Will it be said that I am regarding, with partial eye and sentimental romance, but one side of the Sioux character? Have they no faults, as a people and individually? They are savages—and that goes far to answer the question. Perhaps the best answer is, the women have faults enough, and the men twice as many as the women. But if to be a savage is to be cruel, vindictive, ferocious—dare we say that to be a civilized man necessarily implies freedom from these traits?

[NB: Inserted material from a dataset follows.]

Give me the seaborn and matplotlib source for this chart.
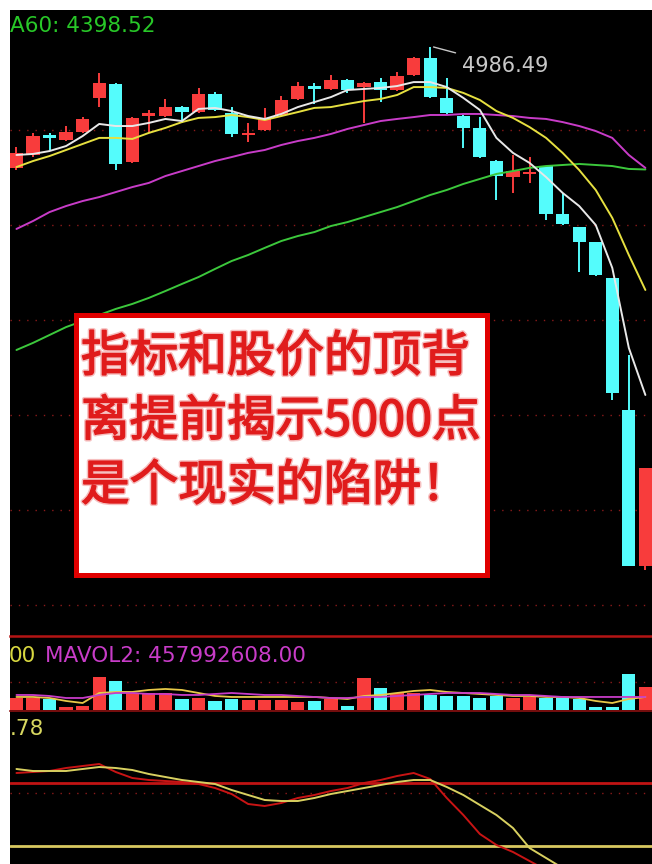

Want of truth, and habitual dishonesty in little things, are prevalent traits among the Sioux. Most of them will take a kitchen spoon or fork, if they have a chance—and they think it fair thus to return the peculations of the whites. They probably have an idea of making up for the low price at which their lands have been valued, by maintaining a constant system of petty thefts—or perhaps they consider kitchen utensils as curiosities, just as the whites do their mocassins and necklaces of bear’s claws. Yes—it must be confessed, however unsentimental, they almost all steal.

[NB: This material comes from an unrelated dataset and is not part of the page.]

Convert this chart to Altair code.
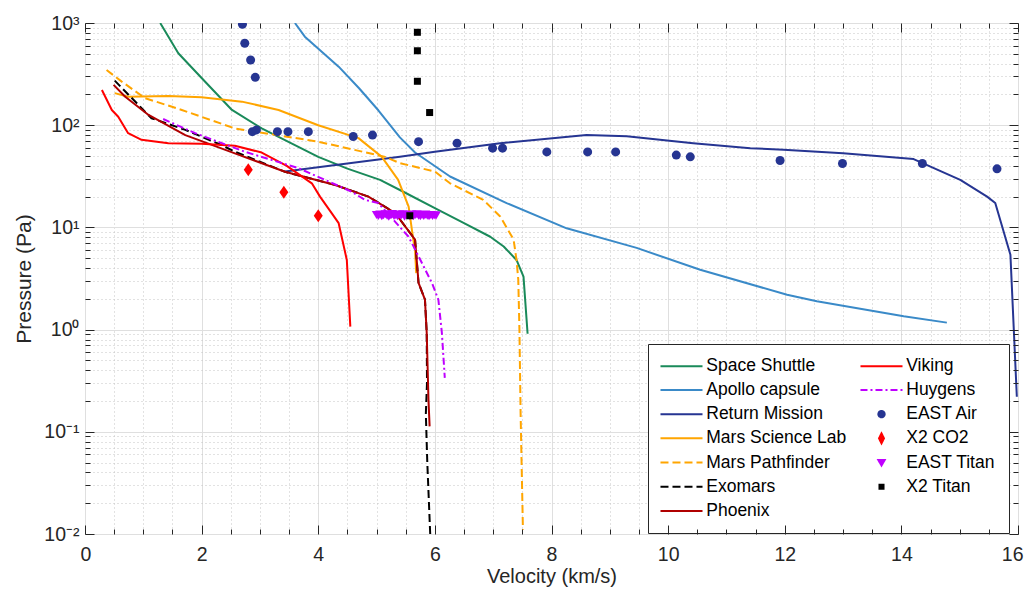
import altair as alt
import pandas as pd

FONT = "Liberation Sans"
AXC = "#262626"
W, H = 933, 511

# ---------------- data ----------------
SS_V = [1.29, 1.60, 2.00, 2.52, 3.03, 4.00, 4.50, 5.06, 5.50, 6.00, 6.50, 6.95, 7.18, 7.40, 7.52, 7.59]
SS_P = [1000, 506, 290, 141, 93, 49, 37.6, 29.2, 21.7, 15.4, 11, 8.1, 6.5, 4.8, 3.3, 0.91]

AP_V = [3.60, 3.77, 4.35, 4.70, 5.03, 5.40, 5.66, 6.26, 7.23, 8.26, 9.46, 10.55, 12.04, 12.55, 14.04, 14.78]
AP_P = [1000, 735, 374, 230, 140, 76, 54, 31.5, 17.3, 9.8, 6.3, 3.85, 2.19, 1.89, 1.35, 1.17]

RM_V = [3.43, 5.40, 6.00, 7.12, 8.60, 9.29, 10.43, 11.41, 11.98, 13.00, 14.21, 15.01, 15.47, 15.61, 15.87, 15.98]
RM_P = [35.2, 49, 55, 66.7, 80, 78, 66.7, 59.6, 57.4, 53.2, 46.6, 29.2, 20, 17.3, 5.4, 0.22]

MSL_V = [0.51, 0.74, 1.43, 2.00, 2.69, 3.32, 4.00, 4.69, 5.09, 5.37, 5.55, 5.63, 5.66, 5.68]
MSL_P = [206, 190, 193, 188, 170, 141, 100, 74.7, 49, 29.2, 16, 7.6, 6.0, 3.57]

MPF_V = [0.37, 0.63, 1.03, 1.66, 2.57, 4.00, 5.15, 5.40, 6.00, 6.26, 6.83, 7.12, 7.35, 7.40, 7.43, 7.45, 7.47, 7.51]
MPF_P = [347, 267, 184, 141, 93, 69, 49, 42.5, 35.2, 27, 18.6, 12.8, 7.6, 4.8, 3.1, 1.0, 0.153, 0.011]

EXO_V = [0.51, 1.14, 1.72, 2.34, 2.57, 3.43, 4.29, 4.86, 5.32, 5.66, 5.72, 5.83, 5.86, 5.865, 5.845, 5.87, 5.92]
EXO_P = [273, 117, 90, 64, 55, 35, 26, 20, 13.8, 7.6, 2.86, 1.96, 0.93, 0.3, 0.15, 0.05, 0.01]

PHX_V = [0.49, 0.69, 1.09, 1.72, 2.57, 3.43, 4.29, 4.86, 5.32, 5.66, 5.72, 5.83, 5.86, 5.89, 5.91]
PHX_P = [248, 190, 126, 80, 53, 35, 26, 20, 13.8, 7.6, 2.86, 1.96, 0.93, 0.207, 0.113]

VIK_V = [0.29, 0.46, 0.57, 0.74, 0.97, 1.43, 2.00, 2.57, 3.03, 3.46, 3.89, 4.03, 4.23, 4.35, 4.49, 4.55]
VIK_P = [221, 141, 121, 83.6, 72, 66.7, 65.7, 63, 54, 40, 27, 20, 13.8, 11, 4.8, 1.07]

HUY_V = [1.34, 1.89, 2.74, 3.66, 4.57, 4.80, 5.03, 5.55, 5.95, 6.06, 6.12, 6.17]
HUY_P = [115, 83.6, 55, 38, 22.4, 18.6, 17.3, 8.1, 2.86, 1.96, 0.93, 0.337]

EAIR_V = [2.70, 2.74, 2.84, 2.92, 2.87, 2.94, 3.30, 3.48, 3.83, 4.60, 4.93, 5.72, 6.38, 6.99,
          7.16, 7.92, 8.62, 9.10, 10.14, 10.38, 11.92, 12.99, 14.36, 15.64]
EAIR_P = [971, 634, 435, 294, 86.5, 90, 86.5, 86.5, 86.5, 77.5, 80, 69, 66.7, 59.6,
          59.6, 54.8, 54.8, 54.8, 51, 49, 45.1, 42.2, 42.2, 37.4]

CO2_V = [2.80, 3.41, 4.00]
CO2_P = [36.6, 22.1, 13.0]

ETI_V = [5.00, 5.03, 5.06, 5.09, 5.12, 5.15, 5.18, 5.21, 5.24, 5.27, 5.30, 5.33, 5.36, 5.39,
         5.42, 5.45, 5.48, 5.51, 5.54, 5.57, 5.60, 5.63, 5.66, 5.69, 5.72, 5.75, 5.78, 5.81,
         5.84, 5.87, 5.90, 5.93, 5.96, 5.99, 6.02]
ETI_P = [13.3, 13.0, 13.4, 12.9, 13.2, 13.5, 13.1, 12.8, 13.3, 13.6, 13.0, 13.2, 12.9, 13.4,
         13.1, 13.5, 12.8, 13.2, 13.3, 13.0, 13.4, 12.9, 13.2, 13.5, 13.1, 12.9, 13.3, 13.0,
         13.4, 13.1, 12.9, 13.3, 13.0, 13.2, 13.1]

X2T_V = [5.70, 5.70, 5.70, 5.91, 5.57]
X2T_P = [811, 535, 269, 133, 13.0]

# ---------------- axis tick values ----------------
X_MAJOR = [0, 2, 4, 6, 8, 10, 12, 14, 16]
X_MINOR = [0.5, 1, 1.5, 2.5, 3, 3.5, 4.5, 5, 5.5, 6.5, 7, 7.5, 8.5, 9, 9.5,
           10.5, 11, 11.5, 12.5, 13, 13.5, 14.5, 15, 15.5]
Y_MAJOR = [0.01, 0.1, 1, 10, 100, 1000]
Y_MINOR = [m * 10.0 ** k for k in range(-2, 3) for m in range(2, 10)]

# ---------------- legend definitions ----------------
LINE_SYM = "M-4.67,0H4.67"
CIRC_SYM = "M-0.7,0A0.7,0.7 0 1,0 0.7,0A0.7,0.7 0 1,0 -0.7,0Z"
DIAM_SYM = "M0,-1.1L0.55,0L0,1.1L-0.55,0Z"
TRI_SYM = "M-0.7,-0.55L0.7,-0.55L0,0.65Z"
SQR_SYM = "M-0.45,-0.45H0.45V0.45H-0.45Z"

LEG_ORDER = ["Space Shuttle", "Apollo capsule", "Return Mission", "Mars Science Lab",
             "Mars Pathfinder", "Exomars", "Phoenix", "Viking", "Huygens", "EAST Air",
             "X2 CO2", "EAST Titan", "X2 Titan"]
LEG_COLOR = ["#1a8a5a", "#3a8ac8", "#263592", "#ffa500", "#ffa500", "#000000", "#b00000",
             "#ff0000", "#bf00ff", "#263592", "#ff0000", "#bf00ff", "#000000"]
LEG_SHAPE = [LINE_SYM, LINE_SYM, LINE_SYM, LINE_SYM, LINE_SYM, LINE_SYM, LINE_SYM,
             LINE_SYM, LINE_SYM, CIRC_SYM, DIAM_SYM, TRI_SYM, SQR_SYM]
LEG_DASH = [[1, 0], [1, 0], [1, 0], [1, 0], [8, 4], [8, 4], [1, 0],
            [1, 0], [7, 3, 2, 3], [1, 0], [1, 0], [1, 0], [1, 0]]

xs = alt.Scale(domain=[0, 16], nice=False, zero=False)
ys = alt.Scale(type="log", domain=[0.01, 1000], nice=False)

dummy = pd.DataFrame({"v": [1.0], "p": [1.0]})


def line_layer(v, p, color, dash=None):
    df = pd.DataFrame({"v": v, "p": p, "i": list(range(len(v)))})
    kw = dict(color=color, strokeWidth=2, clip=True, strokeJoin="round")
    if dash:
        kw["strokeDash"] = dash
    return alt.Chart(df).mark_line(**kw).encode(
        x=alt.X("v:Q", scale=xs, axis=None),
        y=alt.Y("p:Q", scale=ys, axis=None),
        order=alt.Order("i:Q"),
    )


def point_layer(v, p, color, shape, size):
    df = pd.DataFrame({"v": v, "p": p})
    return alt.Chart(df).mark_point(filled=True, shape=shape, size=size, color=color,
                                    opacity=1, strokeWidth=0, clip=True).encode(
        x=alt.X("v:Q", scale=xs, axis=None),
        y=alt.Y("p:Q", scale=ys, axis=None),
    )


def xaxis(axis):
    return alt.Chart(dummy).mark_point().encode(
        x=alt.X("v:Q", scale=xs, axis=axis)).transform_filter("false")


def yaxis(axis):
    return alt.Chart(dummy).mark_point().encode(
        y=alt.Y("p:Q", scale=ys, axis=axis)).transform_filter("false")


tick_common = dict(domain=False, labels=False, grid=False, title=None, ticks=True,
                   tickColor=AXC, tickWidth=1, zindex=1)
grid_minor = dict(domain=False, labels=False, ticks=False, title=None, grid=True,
                  gridDash=[1, 3], gridColor="#c4c4c4", gridWidth=1, zindex=0)

e = "round(log(datum.value)/LN10)"
YLAB = ("'10' + (" + e + "==3?'³':" + e + "==2?'²':" + e + "==1?'¹':" + e +
        "==0?'⁰':" + e + "==-1?'⁻¹':'⁻²')")

axis_layers = [
    xaxis(alt.Axis(orient="bottom", values=X_MAJOR, domain=False, ticks=False, tickSize=0,
                   grid=True, gridColor="#dfdfdf", gridWidth=1, labels=True, labelFont=FONT,
                   labelFontSize=19.5, labelColor=AXC, labelPadding=11, labelFlush=True,
                   labelFlushOffset=5, labelOverlap=False, format="d",
                   title="Velocity (km/s)", titleFont=FONT,
                   titleFontSize=20, titleFontWeight="normal", titleColor=AXC,
                   titlePadding=3, zindex=0)),
    xaxis(alt.Axis(orient="top", values=X_MINOR, **grid_minor)),
    xaxis(alt.Axis(orient="top", offset=-H, values=X_MAJOR, tickSize=9, **tick_common)),
    xaxis(alt.Axis(orient="top", offset=-H, values=X_MINOR, tickSize=5, **tick_common)),
    xaxis(alt.Axis(orient="bottom", offset=-H, values=X_MAJOR, tickSize=9, **tick_common)),
    xaxis(alt.Axis(orient="bottom", offset=-H, values=X_MINOR, tickSize=5, **tick_common)),
    yaxis(alt.Axis(orient="left", values=Y_MAJOR, domain=False, ticks=False, tickSize=0,
                   grid=True, gridColor="#dfdfdf", gridWidth=1, labels=True, labelFont=FONT,
                   labelFontSize=19.5, labelColor=AXC, labelPadding=6, labelFlush=False,
                   labelOverlap=False, labelExpr=YLAB, title="Pressure (Pa)", titleFont=FONT,
                   titleFontSize=21, titleFontWeight="normal", titleColor=AXC,
                   titlePadding=9, zindex=0)),
    yaxis(alt.Axis(orient="right", values=Y_MINOR, **grid_minor)),
    yaxis(alt.Axis(orient="right", offset=-W, values=Y_MAJOR, tickSize=9, **tick_common)),
    yaxis(alt.Axis(orient="right", offset=-W, values=Y_MINOR, tickSize=5, **tick_common)),
    yaxis(alt.Axis(orient="left", offset=-W, values=Y_MAJOR, tickSize=9, **tick_common)),
    yaxis(alt.Axis(orient="left", offset=-W, values=Y_MINOR, tickSize=5, **tick_common)),
]

data_layers = [
    line_layer(SS_V, SS_P, "#1a8a5a"),
    line_layer(AP_V, AP_P, "#3a8ac8"),
    line_layer(RM_V, RM_P, "#263592"),
    line_layer(MSL_V, MSL_P, "#ffa500"),
    line_layer(MPF_V, MPF_P, "#ffa500", [8, 4]),
    line_layer(EXO_V, EXO_P, "#000000", [8, 4]),
    line_layer(PHX_V, PHX_P, "#b00000"),
    line_layer(VIK_V, VIK_P, "#ff0000"),
    line_layer(HUY_V, HUY_P, "#bf00ff", [7, 3, 2, 3]),
    point_layer(EAIR_V, EAIR_P, "#263592", "circle", 81),
    point_layer(CO2_V, CO2_P, "#ff0000", "M0,-1.3L0.9,0L0,1.3L-0.9,0Z", 100),
    point_layer(ETI_V, ETI_P, "#bf00ff", "M-1,-0.8L1,-0.8L0,0.9Z", 90),
    point_layer(X2T_V, X2T_P, "#000000", "square", 49),
]

leg = alt.Legend(orient="none", legendX=563, legendY=321, columns=2, title=None,
                 direction="vertical", padding=13, symbolSize=81, symbolOffset=11.75,
                 labelOffset=16, labelFont=FONT, labelFontSize=17.5, labelColor="#000000",
                 rowPadding=5.2, columnPadding=9, strokeColor=AXC, fillColor="white",
                 symbolStrokeWidth=2, labelLimit=400)

legend_df = pd.DataFrame({"series": LEG_ORDER})
legend_layer = alt.Chart(legend_df).mark_point(filled=True, opacity=1, strokeWidth=2).encode(
    color=alt.Color("series:N", scale=alt.Scale(domain=LEG_ORDER, range=LEG_COLOR), legend=leg),
    stroke=alt.Stroke("series:N", scale=alt.Scale(domain=LEG_ORDER, range=LEG_COLOR), legend=leg),
    shape=alt.Shape("series:N", scale=alt.Scale(domain=LEG_ORDER, range=LEG_SHAPE), legend=leg),
    strokeDash=alt.StrokeDash("series:N", scale=alt.Scale(domain=LEG_ORDER, range=LEG_DASH),
                              legend=leg),
).transform_filter("false")

chart = alt.layer(*axis_layers, *data_layers, legend_layer).resolve_axis(
    x="independent", y="independent"
).properties(
    width=W, height=H,
    padding={"left": 77, "top": 15, "right": 6, "bottom": 54},
    autosize=alt.AutoSizeParams(type="none"),
    background="white",
).configure_view(stroke=AXC, strokeWidth=1)

chart.save("out.html", embed_options={"renderer": "svg", "actions": False})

The men think it undignified for them to steal, so they send their wives thus unlawfully to procure what they want—and wo be to them if they are found out. The husband would shame and beat his wife for doing what he certainly would have beaten her for refusing to do. As regards the honesty of the men, I give you the opinion of the husband of Checkered Cloud, who was an excellent Indian. “Every Sioux;” said he, “will steal if he need, and there be a chance. The best Indian that ever lived, has stolen. I myself once stole some powder.”

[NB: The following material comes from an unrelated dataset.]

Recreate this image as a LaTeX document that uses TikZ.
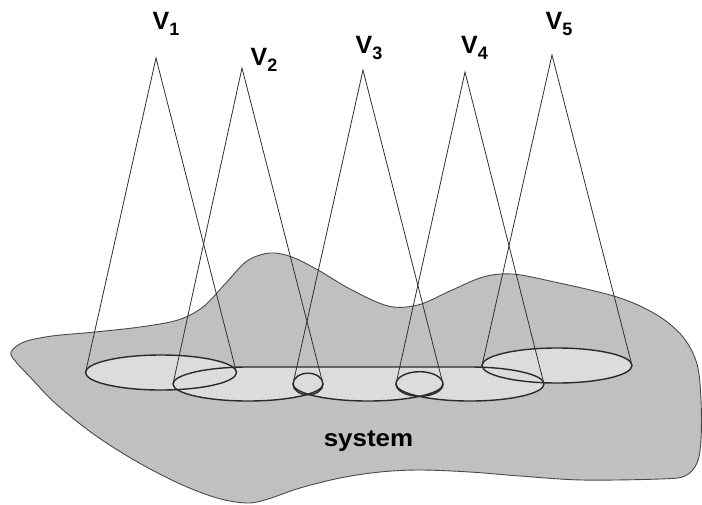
\documentclass[tikz,border=0pt]{standalone}
\usepackage{fontspec}
\setmainfont{Liberation Sans}
\definecolor{blobgray}{HTML}{C0C0C0}
\definecolor{basegray}{HTML}{DCDCDC}
\definecolor{rimcol}{HTML}{2A2A2A}
\definecolor{edgecol}{HTML}{4A4A4A}
\definecolor{raycol}{HTML}{303030}
\newcommand\lowsub[1]{\raisebox{-0.27em}{\fontsize{18}{18}\selectfont #1}}
\begin{document}
\begin{tikzpicture}[x=1pt,y=-1pt,
  blob/.style={fill=blobgray, draw=edgecol, line width=0.9pt},
  basefill/.style={fill=basegray},
  rim/.style={draw=rimcol, line width=1.4pt},
  ray/.style={draw=raycol, line width=0.8pt},
  vlabel/.style={font=\fontsize{25}{25}\selectfont\bfseries, inner sep=0pt},
  syslabel/.style={font=\fontsize{24}{24}\selectfont\bfseries, inner sep=0pt}
]
\useasboundingbox (0,0) rectangle (702,504);

% the system region
\draw[blob] plot[smooth cycle, tension=0.55] coordinates {
 (11,352) (24,342) (52,336) (95,332) (140,327) (178,320) (203,307)
 (225,284) (247,261) (270,253) (292,257) (318,270) (350,289) (388,306)
 (418,305) (450,291) (483,277) (512,274) (550,281) (617,297) (657,315)
 (683,337) (697,364) (701,400) (701,440) (697,463) (685,476) (660,479)
 (582,480) (520,476) (470,472) (420,470) (380,472) (340,478) (300,488)
 (268,499) (247,503) (217,498) (178,483) (134,460) (92,433) (55,403)
 (30,377) (16,362)};

% apex and base points
\coordinate (a1) at (156,58);
\coordinate (a2) at (242,68);
\coordinate (a3) at (363,70);
\coordinate (a4) at (465,72);
\coordinate (a5) at (552,55);
\coordinate (b1l) at (85.5,372.5);
\coordinate (b1r) at (236.5,372.5);
\coordinate (b2l) at (173,384);
\coordinate (s1l) at (293,384);
\coordinate (s1r) at (323,384);
\coordinate (s2l) at (396,384);
\coordinate (s2r) at (443,384);
\coordinate (b4r) at (544,384);
\coordinate (b5l) at (482,365.5);
\coordinate (b5r) at (632,365.5);

% base fills
\fill[basefill] (161,372.5) ellipse [x radius=75.5pt, y radius=17.5pt];
\fill[basefill] (557,365.5) ellipse [x radius=75pt, y radius=17.5pt];
\fill[basefill] (248,384) ellipse [x radius=75pt, y radius=17pt];
\fill[basefill] (368,384) ellipse [x radius=75pt, y radius=17pt];
\fill[basefill] (470,384) ellipse [x radius=74pt, y radius=17pt];
\fill[basefill] (248,367) rectangle (470,384);

% base rims
\draw[rim] (161,372.5) ellipse [x radius=75.5pt, y radius=17.5pt];
\draw[rim] (557,365.5) ellipse [x radius=75pt, y radius=17.5pt];
\draw[rim] (b2l) arc [start angle=180, end angle=90, x radius=75pt, y radius=17pt]
   -- (470,367) arc [start angle=90, end angle=0, x radius=74pt, y radius=17pt];
\draw[rim] (b2l) arc [start angle=180, end angle=360, x radius=75pt, y radius=17pt];
\draw[rim] (s1l) arc [start angle=180, end angle=360, x radius=75pt, y radius=17pt];
\draw[rim] (s2l) arc [start angle=180, end angle=360, x radius=74pt, y radius=17pt];
\draw[rim] (308,384) ellipse [x radius=15pt, y radius=10.8pt];
\draw[rim] (419.5,384) ellipse [x radius=23.5pt, y radius=12.3pt];

% viewing cones
\draw[ray] (b1l) -- (a1) -- (b1r);
\draw[ray] (b2l) -- (a2) -- (s1r);
\draw[ray] (s1l) -- (a3) -- (s2r);
\draw[ray] (s2l) -- (a4) -- (b4r);
\draw[ray] (b5l) -- (a5) -- (b5r);

% labels
\node[vlabel] (v1) at (166,24) {V\lowsub{1}};
\node[vlabel] (v2) at (264,60) {V\lowsub{2}};
\node[vlabel] (v3) at (369,48) {V\lowsub{3}};
\node[vlabel] (v4) at (474.5,48) {V\lowsub{4}};
\node[vlabel] (v5) at (559,24) {V\lowsub{5}};
\node[syslabel, xscale=1.08] (sys) at (368.5,441) {system};
\end{tikzpicture}
\end{document}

I have thus, perhaps tediously, endeavored to show, that what is said in this work has been learned by intimate association, and that for years, with the Indian. This association has continued under influences that secured unreservedly their confidence, friendship—and I may say—truly, in many instances—their affection. If the perusal of the Legends give pleasure to my friends—how happy am I! To do more than this I hardly dare hope.
M. H. E.
The customs of the Dahcotahs.
Sioux ceremonies, scalp dance, &c.
The Sioux occupy a country from the Mississippi river to some point west of the Missouri, and from the Chippewa tribe on the north, to the Winnebago on the south; the whole extent being about nine hundred miles long by four hundred in breadth.
Dahcotah is the proper name of this once powerful tribe of Indians. The term Sioux is not recognized, except among those who live near the whites. It is said to have been given by the old French traders, that the Dahcotahs might not know when they were the subjects of conversation. The exact meaning of the word has never been ascertained.